Mr Rochford had worked for WNS since July 2011 as a senior vice president with a salary of £90,000 per year, plus car allowance and bonus. After being off work for nearly a year following back surgery in February 2012, he was told that on his return to work, he would only have responsibility for one business sector, as opposed to several although he would continue to be paid his full salary.

Although he formally returned to work in January 2013, he refused to do any work. Instead, he lodged a grievance arguing that the company’s refusal to allow him to return to his full role constituted disability discrimination. However, because he did not do any work at all on his return, the company initiated disciplinary proceedings and dismissed him for misconduct. Mr Rochford brought claims of unfair dismissal and disability discrimination.

Decision of lower courts

The tribunal held that the company had treated Mr Rochford less favourably for a reason arising from his disability when it demoted him and the treatment could not be justified.

As for the claim for unfair dismissal, the tribunal held that it was procedurally defective and therefore unfair. However, as Mr Rochford’s refusal to do any work at all constituted gross misconduct justifying dismissal (had a fair procedure been adopted), he could expect his compensation to be reduced accordingly.

Mr Rochford appealed against the finding that he had been guilty of gross misconduct but the EAT dismissed his appeal.

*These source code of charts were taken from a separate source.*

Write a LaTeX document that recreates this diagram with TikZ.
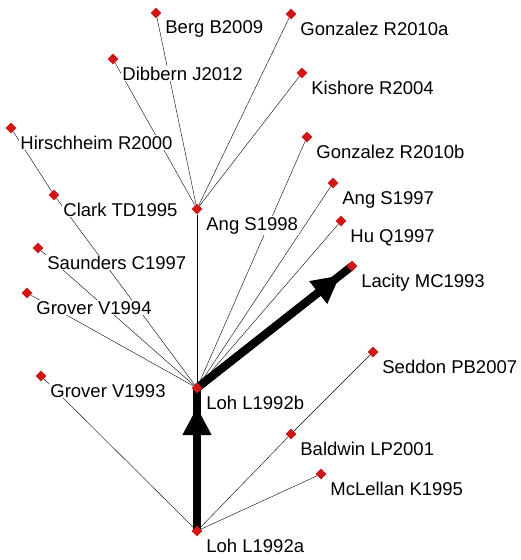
\documentclass[tikz,border=0pt]{standalone}
\usepackage{fontspec}
\setmainfont{Liberation Sans}
\usepackage{tikz}
\usetikzlibrary{shapes,arrows.meta,backgrounds}
\definecolor{dotred}{RGB}{208,22,22}
\tikzset{dot/.style={diamond,fill=dotred,inner sep=0pt,minimum size=11pt}}
\tikzset{lbl/.style={anchor=base west,fill=white,inner sep=1pt,font=\fontsize{18.5}{20}\selectfont}}
\tikzset{mainpath/.style={line width=8pt}}

\begin{document}
\begin{tikzpicture}[x=1pt,y=-1pt,line width=0.8pt]
        \useasboundingbox (0,0) rectangle (520,560);
        \node[dot] (berg)at (156,13) {};
        \node[dot] (gonzA)at (291,14) {};
        \node[dot] (dibbern)at (113,59) {};
        \node[dot] (kishore)at (302,73) {};
        \node[dot] (hirsch)at (11,128) {};
        \node[dot] (gonzB)at (307,137) {};
        \node[dot] (clark)at (54,195) {};
        \node[dot] (angB)at (197,209) {};
        \node[dot] (angA)at (333,183) {};
        \node[dot] (hu)at (341,221) {};
        \node[dot] (saunders)at (38,248) {};
        \node[dot] (lacity)at (352,266) {};
        \node[dot] (groverB)at (27,293) {};
        \node[dot] (groverA)at (41,376) {};
        \node[dot] (lohB)at (197,388) {};
        \node[dot] (seddon)at (373,352) {};
        \node[dot] (baldwin)at (291,434) {};
        \node[dot] (mclellan)at (321,474) {};
        \node[dot] (lohA)at (197,531) {};

        \begin{scope}[on background layer]
        \draw [] (berg) to (angB);
        \draw [] (gonzA) to (angB);
        \draw [] (dibbern) to (angB);
        \draw [] (kishore) to (angB);
        \draw [] (hirsch) to (clark);
        \draw [] (angB) to (lohB);
        \draw [] (gonzB) to (lohB);
        \draw [] (angA) to (lohB);
        \draw [] (hu) to (lohB);
        \draw [] (clark) to (lohB);
        \draw [] (saunders) to (lohB);
        \draw [] (groverB) to (lohB);
        \draw [] (groverA) to (lohA);
        \draw [] (baldwin) to (lohA);
        \draw [] (seddon) to (baldwin);
        \draw [] (mclellan) to (lohA);
        \draw [mainpath] (lohB.center) to (lacity.center);
        \draw [mainpath,-{Triangle[length=28pt,width=27pt]},shorten >=15pt] (lohB.center) to (lacity.center);
        \draw [mainpath] (lohA.center) to (lohB.center);
        \draw [mainpath,-{Triangle[length=28pt,width=27pt]},shorten >=19pt] (lohA.center) to (lohB.center);
        \end{scope}

        \node[lbl] (bergT)at (164,33) {Berg B2009};
        \node[lbl] (gonzAT)at (299,35) {Gonzalez R2010a};
        \node[lbl] (dibbernT)at (121,80) {Dibbern J2012};
        \node[lbl] (kishoreT)at (310,94) {Kishore R2004};
        \node[lbl] (hirschT)at (19,149) {Hirschheim R2000};
        \node[lbl] (gonzBT)at (315,158) {Gonzalez R2010b};
        \node[lbl] (clarkT)at (62,216) {Clark TD1995};
        \node[lbl] (angBT)at (205,230) {Ang S1998};
        \node[lbl] (angAT)at (341,204) {Ang S1997};
        \node[lbl] (huT)at (349,242) {Hu Q1997};
        \node[lbl] (saundersT)at (46,269) {Saunders C1997};
        \node[lbl] (lacityT)at (360,287) {Lacity MC1993};
        \node[lbl] (groverBT)at (35,314) {Grover V1994};
        \node[lbl] (groverAT)at (49,397) {Grover V1993};
        \node[lbl] (lohBT)at (205,409) {Loh L1992b};
        \node[lbl] (seddonT)at (381,373) {Seddon PB2007};
        \node[lbl] (baldwinT)at (299,455) {Baldwin LP2001};
        \node[lbl] (mclellanT)at (329,495) {McLellan K1995};
        \node[lbl] (lohAT)at (205,552) {Loh L1992a};
\end{tikzpicture}
\end{document}
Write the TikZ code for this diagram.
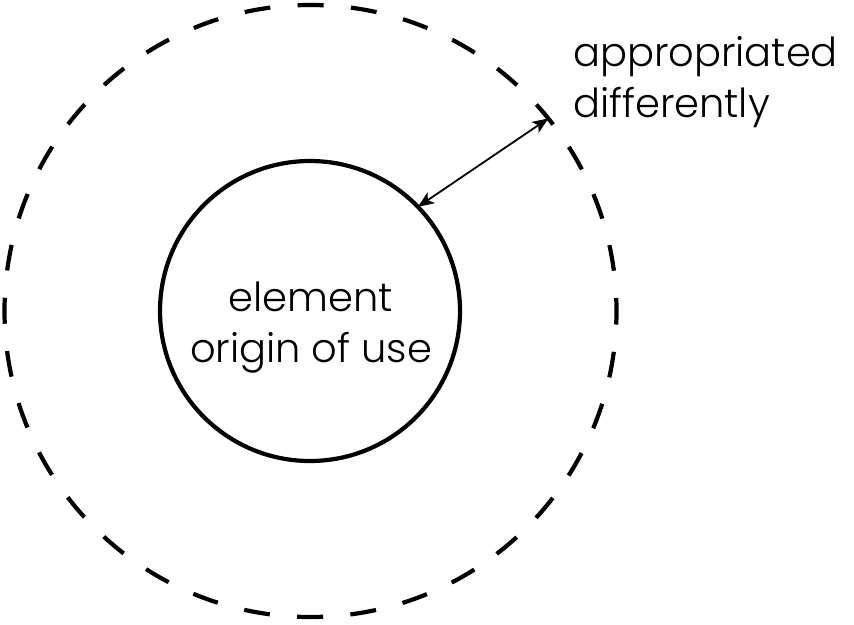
\documentclass[tikz,border=0pt]{standalone}
\usepackage{fontspec}
\setmainfont{Poppins}[UprightFont=* Light]
\usetikzlibrary{arrows.meta}
\begin{document}
\begin{tikzpicture}[x=1pt,y=-1pt,
  ring/.style={circle,draw=black,line width=4.2pt,inner sep=0pt,outer sep=0pt},
  lbl/.style={font=\fontsize{40}{51}\selectfont,inner sep=0pt,outer sep=0pt},
  conn/.style={line width=1.8pt,{Stealth[length=16pt,width=13pt,inset=4pt]}-{Stealth[length=16pt,width=13pt,inset=4pt]}}]
\useasboundingbox (0,0) rectangle (854,624);
\node[ring,minimum size=612pt,dash pattern=on 26pt off 27.4pt,dash phase=13pt] (outer) at (310.5,311) {};
\node[ring,minimum size=300pt] (inner) at (310,311) {};
\node[lbl,align=center,anchor=base] (innertext) at (311,362) {element\\origin of use};
\node[lbl,align=left,anchor=base west] (outertext) at (573,117) {appropriated\\differently};
\draw[conn] (inner.44.5) -- (outer.39.3);
\end{tikzpicture}
\end{document}
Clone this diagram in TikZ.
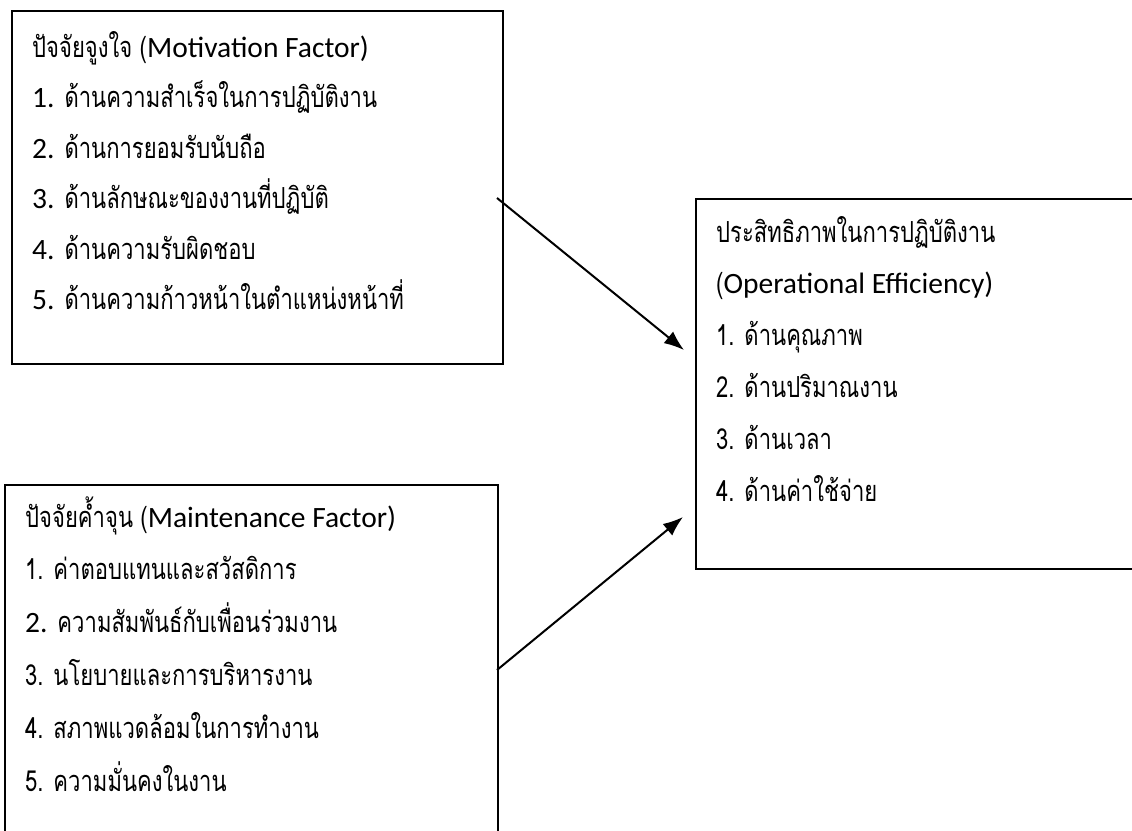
\documentclass[tikz,border=0pt]{standalone}
\usepackage{fontspec}
\setmainfont{Carlito}
\newfontfamily\thaifont[Script=Thai, FakeStretch=0.76]{Loma}
\newcommand{\lat}[1]{{\normalfont\fontsize{29.5}{32}\selectfont #1}}
\usetikzlibrary{arrows.meta,positioning}

\tikzset{
    factorbox/.style={draw, line width=1.8pt, anchor=north west, inner sep=0pt},
    row/.style={anchor=base west, inner sep=0pt, font=\thaifont\fontsize{29}{32}\selectfont},
    flow/.style={line width=2pt, -{Latex[length=20pt,width=15pt]}},
}

\begin{document}
\begin{tikzpicture}[x=1pt, y=-1pt]
    \clip (0,0) rectangle (1132,830);

    % Motivation factor box
    \node[factorbox, minimum width=491pt, minimum height=353pt] (motbox) at (11,10) {};
    \foreach \txt [count=\i from 0] in {%
        {ปัจจัยจูงใจ (\lat{Motivation Factor)}},
        {\lat{1.} ด้านความสำเร็จในการปฏิบัติงาน},
        {\lat{2.} ด้านการยอมรับนับถือ},
        {\lat{3.} ด้านลักษณะของงานที่ปฏิบัติ},
        {\lat{4.} ด้านความรับผิดชอบ},
        {\lat{5.} ด้านความก้าวหน้าในตำแหน่งหน้าที่}} {
        \node[row] (mot-\i) at (32, 57+50.5*\i) {\txt};
    }

    % Maintenance factor box (runs off the bottom)
    \node[factorbox, minimum width=493pt, minimum height=360pt] (mtnbox) at (4,484) {};
    \foreach \txt [count=\i from 0] in {%
        {ปัจจัยค้ำจุน (\lat{Maintenance Factor)}},
        {1. ค่าตอบแทนและสวัสดิการ},
        {\lat{2.} ความสัมพันธ์กับเพื่อนร่วมงาน},
        {3. นโยบายและการบริหารงาน},
        {4. สภาพแวดล้อมในการทำงาน},
        {5. ความมั่นคงในงาน}} {
        \node[row] (mtn-\i) at (25, 527+52.8*\i) {\txt};
    }

    % Operational efficiency box (runs off the right side)
    \node[factorbox, minimum width=450pt, minimum height=370pt] (effbox) at (695,198) {};
    \foreach \txt [count=\i from 0] in {%
        {ประสิทธิภาพในการปฏิบัติงาน},
        {(\lat{Operational Efficiency)}},
        {1. ด้านคุณภาพ},
        {2. ด้านปริมาณงาน},
        {3. ด้านเวลา},
        {4. ด้านค่าใช้จ่าย}} {
        \node[row] (eff-\i) at (716, 242+51.8*\i) {\txt};
    }

    % Arrows
    \coordinate (mot-out) at (497,198);
    \coordinate (eff-in1) at (684,350);
    \coordinate (mtn-out) at (497,670);
    \coordinate (eff-in2) at (683,517);
    \draw[flow] (mot-out) -- (eff-in1);
    \draw[flow] (mtn-out) -- (eff-in2);
\end{tikzpicture}
\end{document}
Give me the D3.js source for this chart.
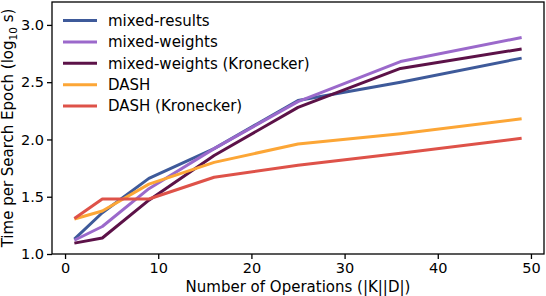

Decision of Court of Appeal

The Court of Appeal also dismissed his appeal on the basis that the work he was asked to do was within the scope of his contractual duties and he was fit to do it. It was thus, on the face of it, a breach of contract – in other words misconduct – for him to refuse to do that work.

In any event, he had other options in the sense that he could have resigned and claimed constructive dismissal or stayed at work and done what was being asked of him but doing so under protest. If he still felt that his continuing demotion and/or uncertainty as to its duration was unlawfully discriminatory, there was nothing to stop him from bringing tribunal proceedings on that basis.

The Court concluded that “it is not the law that an employee who is the victim of a wrong can in all circumstances simply refuse to do any further work unless and until that wrong is remedied. He [sic] may in some circumstances have to seek his remedy in the courts”.


The Court of Appeal’s decision in this case shows that where the worker considers that they are being discriminated against for a disability-related reason by not being allowed to carry out their full duties, the proper response is to work under protest rather than refuse to work at all.